POST 79

La Corte di Cassazione con la recentissima sentenza n. 3600 depositata il 24 febbraio 2016 ha nuovamente ribadito il proprio orientamento, molto rigoroso, che, di fatto, lascia poco spazio alla tutela dei beni destinati al fondo patrimoniale, e ciò a fronte di debiti tributari (orientamento già espresso nella sentenza n. 4011/2013 e nell’ordinanza n. 3738/2015).

In particolare la Corte ha riaffermato che il fondo patrimoniale non è protettivo nei confronti di debiti tributari sorti nell’esercizio di un’attività di impresa, in quanto, a detta della Corte, i debiti derivanti da tale attività devono ritenersi contratti per soddisfare i bisogni della famiglia del contribuente che ha istituito il fondo patrimoniale.

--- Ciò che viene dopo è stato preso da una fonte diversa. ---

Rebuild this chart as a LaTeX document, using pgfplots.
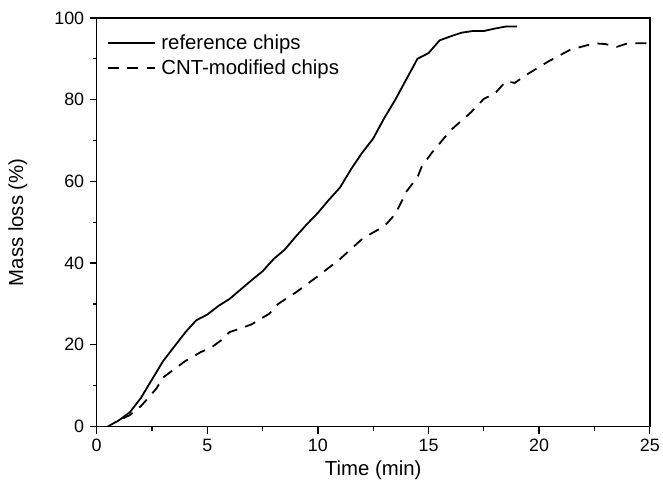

Nei “bisogni famigliari” vengono inoltre ricomprese anche le esigenze volte al pieno mantenimento ed all’armonico sviluppo della famiglia nonché al potenziamento della sua capacità lavorativa, con esclusione solo delle esigenze di natura voluttuaria o caratterizzate da interessi meramente speculativi.

La Corte ha quindi affermato che il fondo patrimoniale non può essere opposto a quei debiti non conosciuti dal creditore come contratti per scopi estranei all’interesse della famiglia, facendo rientrare in tale categoria anche i debiti tributari.

Tale orientamento appare, tuttavia, tutelare in maniera eccessiva il fisco finendo per distorcere il dettato normativo dell’articolo 170 del Codice Civile. Non è, infatti, condivisibile ritenere che il fisco sia un creditore che non conosceva la natura del suo credito né, tantomeno, che del credito fiscale sia debitore un soggetto che, contraendolo, sta soddisfacendo un bisogno della famiglia.

L’orientamento della Corte rende quindi davvero stretta la via per una tutela del debitore, che pur in buona fede, all’inizio di una attività di impresa, abbia voluto salvaguardare determinati beni della famiglia da future azioni compiute dai creditori.